◆ Instruction: Without the pictures, give the entries below again exactly as written.
#### Exercise data ####
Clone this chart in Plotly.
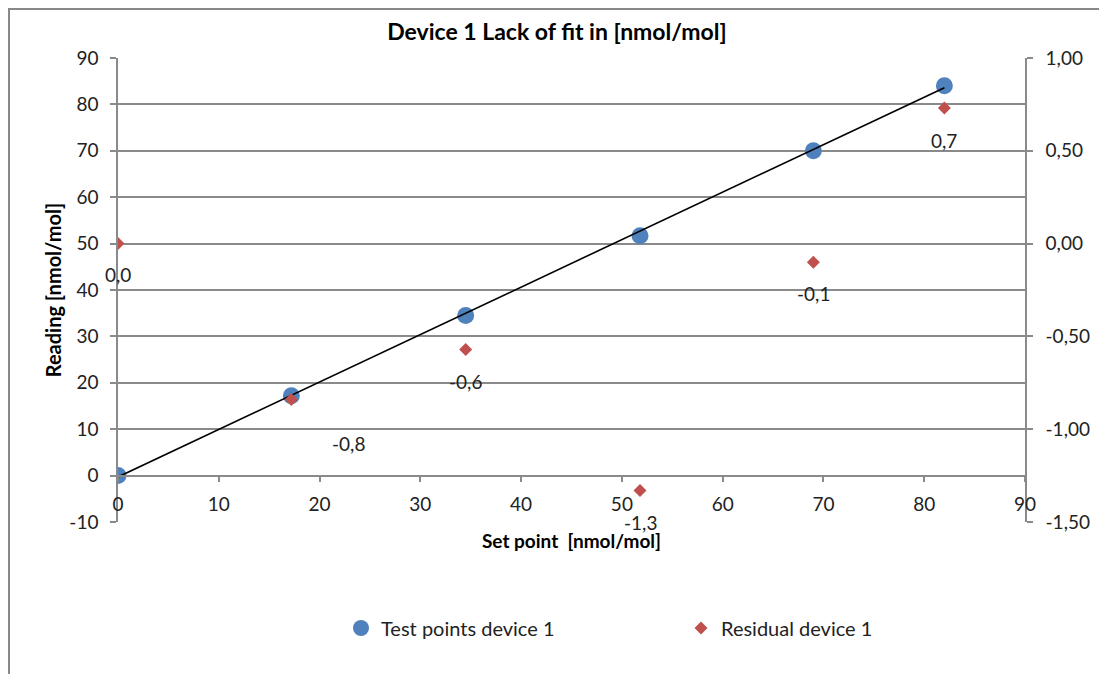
import plotly.graph_objects as go

# Data
set_points = [0.0, 17.2, 34.5, 51.8, 69.0, 82.0]
readings = [0.0, 17.2, 34.5, 51.7, 70.0, 84.0]
residuals = [0.0, -0.84, -0.57, -1.33, -0.10, 0.73]
residual_labels = ["0,0", "-0,8", "-0,6", "-1,3", "-0,1", "0,7"]
fit_x = [0.0, 82.0]
fit_y = [-0.3, 83.6]

x_ticks = [0, 10, 20, 30, 40, 50, 60, 70, 80, 90]
y_ticks = [-10, 0, 10, 20, 30, 40, 50, 60, 70, 80, 90]
y_ticktext = ["-10", "0", "10", "20", "30", "40", "50", "60", "70", "80", "90"]
y2_ticks = [-1.5, -1.0, -0.5, 0.0, 0.5, 1.0]
y2_ticktext = ["-1,50", "-1,00", "-0,50", "0,00", "0,50", "1,00"]

# label offsets (pixels) as placed in the original
label_dx = [0, 57, 0, 0, 0, 0]
label_dy = [-31, -44, -32, -32, -31, -32]

FONT = "Lato, Carlito, Calibri, sans-serif"
GRID = "#8a8a8a"
BLUE = "#4F81BD"
RED = "#C0504D"
TXT = "#222222"

# page body has an 8px margin: figure sizes compensate for it
W, H = 1099, 666
ML, MT = 110, 50
PW, PH = 907, 464
MR = W - ML - PW
MB = H - MT - PH

fig = go.Figure()

fig.add_trace(go.Scatter(
    x=set_points, y=readings, mode="markers", name="Test points device 1",
    marker=dict(color=BLUE, size=17, symbol="circle"),
    yaxis="y", showlegend=True))

fig.add_trace(go.Scatter(
    x=fit_x, y=fit_y, mode="lines", name="fit",
    line=dict(color="black", width=1.6), yaxis="y", showlegend=False))

fig.add_trace(go.Scatter(
    x=set_points, y=residuals, mode="markers", name="Residual device 1",
    marker=dict(color=RED, size=10, symbol="diamond"),
    yaxis="y2", showlegend=True))

for x, r, t, dx, dy in zip(set_points, residuals, residual_labels, label_dx, label_dy):
    fig.add_annotation(x=x, y=r, xref="x", yref="y2", text=t, showarrow=False,
                       xshift=dx, yshift=dy,
                       font=dict(family=FONT, size=19, color=TXT))

axis_common = dict(showline=True, linecolor=GRID, linewidth=1.5,
                   ticks="outside", ticklen=6, tickcolor=GRID, tickwidth=1.5,
                   tickfont=dict(size=19, color=TXT), zeroline=False)

fig.update_layout(
    width=W, height=H,
    margin=dict(l=ML, r=MR, t=MT, b=MB),
    paper_bgcolor="white", plot_bgcolor="white",
    separators=", ",
    font=dict(family=FONT, size=19, color=TXT),
    title=dict(text="<b>Device 1 Lack of fit in [nmol/mol]</b>",
               x=549 / W, xref="container", xanchor="center",
               y=1 - 24 / H, yref="container", yanchor="middle",
               font=dict(family=FONT, size=23, color="black")),
    xaxis=dict(range=[0, 90], tickvals=x_ticks,
               anchor="free", position=0.1, showgrid=False,
               ticklabelstandoff=6,
               title=dict(text="<b>Set point  [nmol/mol]</b>", font=dict(size=19, color="black"), standoff=20),
               **axis_common),
    yaxis=dict(range=[-10, 90], tickvals=y_ticks, ticktext=y_ticktext, domain=[0, 1],
               showgrid=True, gridcolor=GRID, gridwidth=1.5,
               ticklabelstandoff=8,
               title=dict(text="<b>Reading [nmol/mol]</b>", font=dict(size=20, color="black"), standoff=2),
               **axis_common),
    yaxis2=dict(range=[-1.5, 1.0], tickvals=y2_ticks, ticktext=y2_ticktext,
                overlaying="y", side="right", showgrid=False,
                ticklabelstandoff=9,
                **axis_common),
    legend=dict(orientation="h", x=333 / W, xref="container", xanchor="left",
                y=1 - 620 / H, yref="container", yanchor="middle",
                entrywidth=295, entrywidthmode="pixels",
                font=dict(family=FONT, size=20, color=TXT),
                itemsizing="trace"),
    shapes=[dict(type="rect", xref="paper", yref="paper",
                 x0=(1 - ML) / PW, x1=1.3, y0=-0.6, y1=(MT + PH - 1) / PH,
                 line=dict(color="#888888", width=2), layer="below")],
)

fig.write_html("out.html")
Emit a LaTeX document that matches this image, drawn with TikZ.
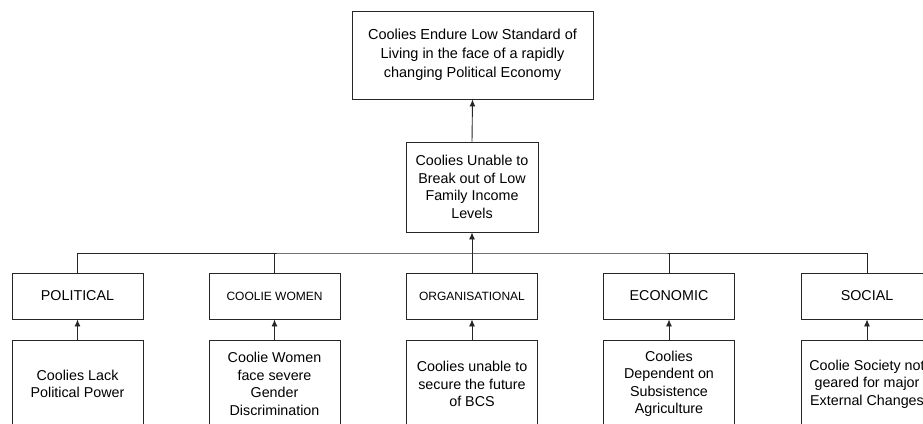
\documentclass[tikz,border=0pt]{standalone}
\usepackage{fontspec}
\setmainfont{Liberation Sans}
\usetikzlibrary{arrows.meta}
\begin{document}
\begin{tikzpicture}[x=1pt,y=-1pt,
  box/.style={draw=black!85, line width=0.9pt, inner sep=0pt, align=center, text=black,
    font=\fontsize{14.3}{17.5}\selectfont},
  rowbox/.style={box, minimum width=131pt, minimum height=46pt},
  lowbox/.style={box, minimum width=131pt, minimum height=88pt},
  small/.style={font=\fontsize{12}{14}\selectfont},
  arr/.style={-{Latex[length=7pt,width=6pt]}, line width=0.9pt, draw=black!85},
  ln/.style={line width=0.9pt, draw=black!85}]
\useasboundingbox (0,0) rectangle (923,423);
\clip (0,0) rectangle (923,423);
\node[box, minimum width=241pt, minimum height=88pt, font=\fontsize{14.5}{19}\selectfont] (top) at (472.5,55)
  {Coolies Endure Low Standard of\\Living in the face of a rapidly\\changing Political Economy};
\node[box, minimum width=132pt, minimum height=90pt] (mid) at (472,187)
  {Coolies Unable to\\Break out of Low\\Family Income\\Levels};
\node[rowbox] (pol) at (77.5,296) {POLITICAL};
\node[rowbox, small] (cw) at (274.5,296) {COOLIE WOMEN};
\node[rowbox, small] (org) at (472,296) {ORGANISATIONAL};
\node[rowbox] (eco) at (669,296) {ECONOMIC};
\node[rowbox] (soc) at (867,296) {SOCIAL};
\node[lowbox] (b1) at (77.5,384) {Coolies Lack\\Political Power};
\node[lowbox] (b2) at (274.5,384) {Coolie Women\\face severe\\Gender\\Discrimination};
\node[lowbox] (b3) at (472,384) {Coolies unable to\\secure the future\\of BCS};
\node[lowbox] (b4) at (669,384) {Coolies\\Dependent on\\Subsistence\\Agriculture};
\node[lowbox] (b5) at (867,384) {Coolie Society not\\geared for major\\External Changes};
\coordinate (hl) at (472,253);
\draw[arr] (mid.north) -- (top.south);
\draw[arr] (org.north) -- (mid.south);
\draw[ln] (pol.north) |- (hl) -| (soc.north);
\draw[ln] (cw.north) -- (cw.north |- hl);
\draw[ln] (eco.north) -- (eco.north |- hl);
\draw[arr] (b1.north) -- (pol.south);
\draw[arr] (b2.north) -- (cw.south);
\draw[arr] (b3.north) -- (org.south);
\draw[arr] (b4.north) -- (eco.south);
\draw[arr] (b5.north) -- (soc.south);
\end{tikzpicture}
\end{document}
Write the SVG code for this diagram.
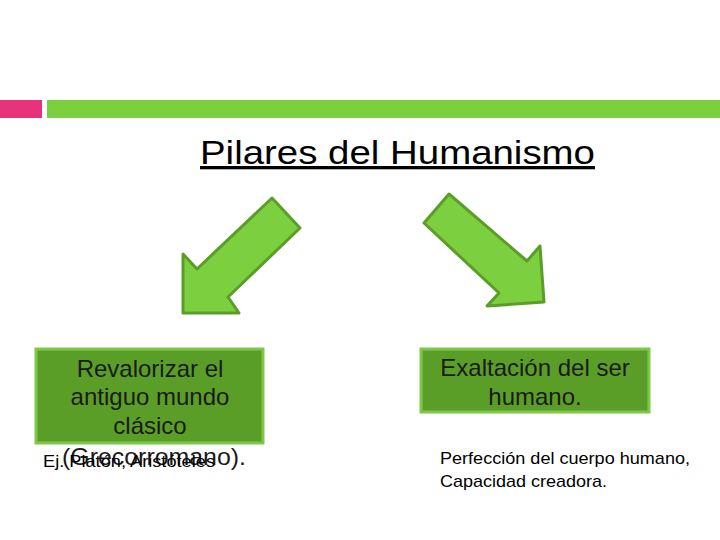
####
◆ Solved exercise:
Clone this chart in Plotly.
import plotly.graph_objects as go

# Data
set_points = [0.0, 17.2, 34.5, 51.8, 69.0, 82.0]
readings = [0.0, 17.2, 34.5, 51.7, 70.0, 84.0]
residuals = [0.0, -0.84, -0.57, -1.33, -0.10, 0.73]
residual_labels = ["0,0", "-0,8", "-0,6", "-1,3", "-0,1", "0,7"]
fit_x = [0.0, 82.0]
fit_y = [-0.3, 83.6]

x_ticks = [0, 10, 20, 30, 40, 50, 60, 70, 80, 90]
y_ticks = [-10, 0, 10, 20, 30, 40, 50, 60, 70, 80, 90]
y_ticktext = ["-10", "0", "10", "20", "30", "40", "50", "60", "70", "80", "90"]
y2_ticks = [-1.5, -1.0, -0.5, 0.0, 0.5, 1.0]
y2_ticktext = ["-1,50", "-1,00", "-0,50", "0,00", "0,50", "1,00"]

# label offsets (pixels) as placed in the original
label_dx = [0, 57, 0, 0, 0, 0]
label_dy = [-31, -44, -32, -32, -31, -32]

FONT = "Lato, Carlito, Calibri, sans-serif"
GRID = "#8a8a8a"
BLUE = "#4F81BD"
RED = "#C0504D"
TXT = "#222222"

# page body has an 8px margin: figure sizes compensate for it
W, H = 1099, 666
ML, MT = 110, 50
PW, PH = 907, 464
MR = W - ML - PW
MB = H - MT - PH

fig = go.Figure()

fig.add_trace(go.Scatter(
    x=set_points, y=readings, mode="markers", name="Test points device 1",
    marker=dict(color=BLUE, size=17, symbol="circle"),
    yaxis="y", showlegend=True))

fig.add_trace(go.Scatter(
    x=fit_x, y=fit_y, mode="lines", name="fit",
    line=dict(color="black", width=1.6), yaxis="y", showlegend=False))

fig.add_trace(go.Scatter(
    x=set_points, y=residuals, mode="markers", name="Residual device 1",
    marker=dict(color=RED, size=10, symbol="diamond"),
    yaxis="y2", showlegend=True))

for x, r, t, dx, dy in zip(set_points, residuals, residual_labels, label_dx, label_dy):
    fig.add_annotation(x=x, y=r, xref="x", yref="y2", text=t, showarrow=False,
                       xshift=dx, yshift=dy,
                       font=dict(family=FONT, size=19, color=TXT))

axis_common = dict(showline=True, linecolor=GRID, linewidth=1.5,
                   ticks="outside", ticklen=6, tickcolor=GRID, tickwidth=1.5,
                   tickfont=dict(size=19, color=TXT), zeroline=False)

fig.update_layout(
    width=W, height=H,
    margin=dict(l=ML, r=MR, t=MT, b=MB),
    paper_bgcolor="white", plot_bgcolor="white",
    separators=", ",
    font=dict(family=FONT, size=19, color=TXT),
    title=dict(text="<b>Device 1 Lack of fit in [nmol/mol]</b>",
               x=549 / W, xref="container", xanchor="center",
               y=1 - 24 / H, yref="container", yanchor="middle",
               font=dict(family=FONT, size=23, color="black")),
    xaxis=dict(range=[0, 90], tickvals=x_ticks,
               anchor="free", position=0.1, showgrid=False,
               ticklabelstandoff=6,
               title=dict(text="<b>Set point  [nmol/mol]</b>", font=dict(size=19, color="black"), standoff=20),
               **axis_common),
    yaxis=dict(range=[-10, 90], tickvals=y_ticks, ticktext=y_ticktext, domain=[0, 1],
               showgrid=True, gridcolor=GRID, gridwidth=1.5,
               ticklabelstandoff=8,
               title=dict(text="<b>Reading [nmol/mol]</b>", font=dict(size=20, color="black"), standoff=2),
               **axis_common),
    yaxis2=dict(range=[-1.5, 1.0], tickvals=y2_ticks, ticktext=y2_ticktext,
                overlaying="y", side="right", showgrid=False,
                ticklabelstandoff=9,
                **axis_common),
    legend=dict(orientation="h", x=333 / W, xref="container", xanchor="left",
                y=1 - 620 / H, yref="container", yanchor="middle",
                entrywidth=295, entrywidthmode="pixels",
                font=dict(family=FONT, size=20, color=TXT),
                itemsizing="trace"),
    shapes=[dict(type="rect", xref="paper", yref="paper",
                 x0=(1 - ML) / PW, x1=1.3, y0=-0.6, y1=(MT + PH - 1) / PH,
                 line=dict(color="#888888", width=2), layer="below")],
)

fig.write_html("out.html")
Emit a LaTeX document that matches this image, drawn with TikZ.
\documentclass[tikz,border=0pt]{standalone}
\usepackage{fontspec}
\setmainfont{Liberation Sans}
\usetikzlibrary{arrows.meta}
\begin{document}
\begin{tikzpicture}[x=1pt,y=-1pt,
  box/.style={draw=black!85, line width=0.9pt, inner sep=0pt, align=center, text=black,
    font=\fontsize{14.3}{17.5}\selectfont},
  rowbox/.style={box, minimum width=131pt, minimum height=46pt},
  lowbox/.style={box, minimum width=131pt, minimum height=88pt},
  small/.style={font=\fontsize{12}{14}\selectfont},
  arr/.style={-{Latex[length=7pt,width=6pt]}, line width=0.9pt, draw=black!85},
  ln/.style={line width=0.9pt, draw=black!85}]
\useasboundingbox (0,0) rectangle (923,423);
\clip (0,0) rectangle (923,423);
\node[box, minimum width=241pt, minimum height=88pt, font=\fontsize{14.5}{19}\selectfont] (top) at (472.5,55)
  {Coolies Endure Low Standard of\\Living in the face of a rapidly\\changing Political Economy};
\node[box, minimum width=132pt, minimum height=90pt] (mid) at (472,187)
  {Coolies Unable to\\Break out of Low\\Family Income\\Levels};
\node[rowbox] (pol) at (77.5,296) {POLITICAL};
\node[rowbox, small] (cw) at (274.5,296) {COOLIE WOMEN};
\node[rowbox, small] (org) at (472,296) {ORGANISATIONAL};
\node[rowbox] (eco) at (669,296) {ECONOMIC};
\node[rowbox] (soc) at (867,296) {SOCIAL};
\node[lowbox] (b1) at (77.5,384) {Coolies Lack\\Political Power};
\node[lowbox] (b2) at (274.5,384) {Coolie Women\\face severe\\Gender\\Discrimination};
\node[lowbox] (b3) at (472,384) {Coolies unable to\\secure the future\\of BCS};
\node[lowbox] (b4) at (669,384) {Coolies\\Dependent on\\Subsistence\\Agriculture};
\node[lowbox] (b5) at (867,384) {Coolie Society not\\geared for major\\External Changes};
\coordinate (hl) at (472,253);
\draw[arr] (mid.north) -- (top.south);
\draw[arr] (org.north) -- (mid.south);
\draw[ln] (pol.north) |- (hl) -| (soc.north);
\draw[ln] (cw.north) -- (cw.north |- hl);
\draw[ln] (eco.north) -- (eco.north |- hl);
\draw[arr] (b1.north) -- (pol.south);
\draw[arr] (b2.north) -- (cw.south);
\draw[arr] (b3.north) -- (org.south);
\draw[arr] (b4.north) -- (eco.south);
\draw[arr] (b5.north) -- (soc.south);
\end{tikzpicture}
\end{document}
Write the SVG code for this diagram.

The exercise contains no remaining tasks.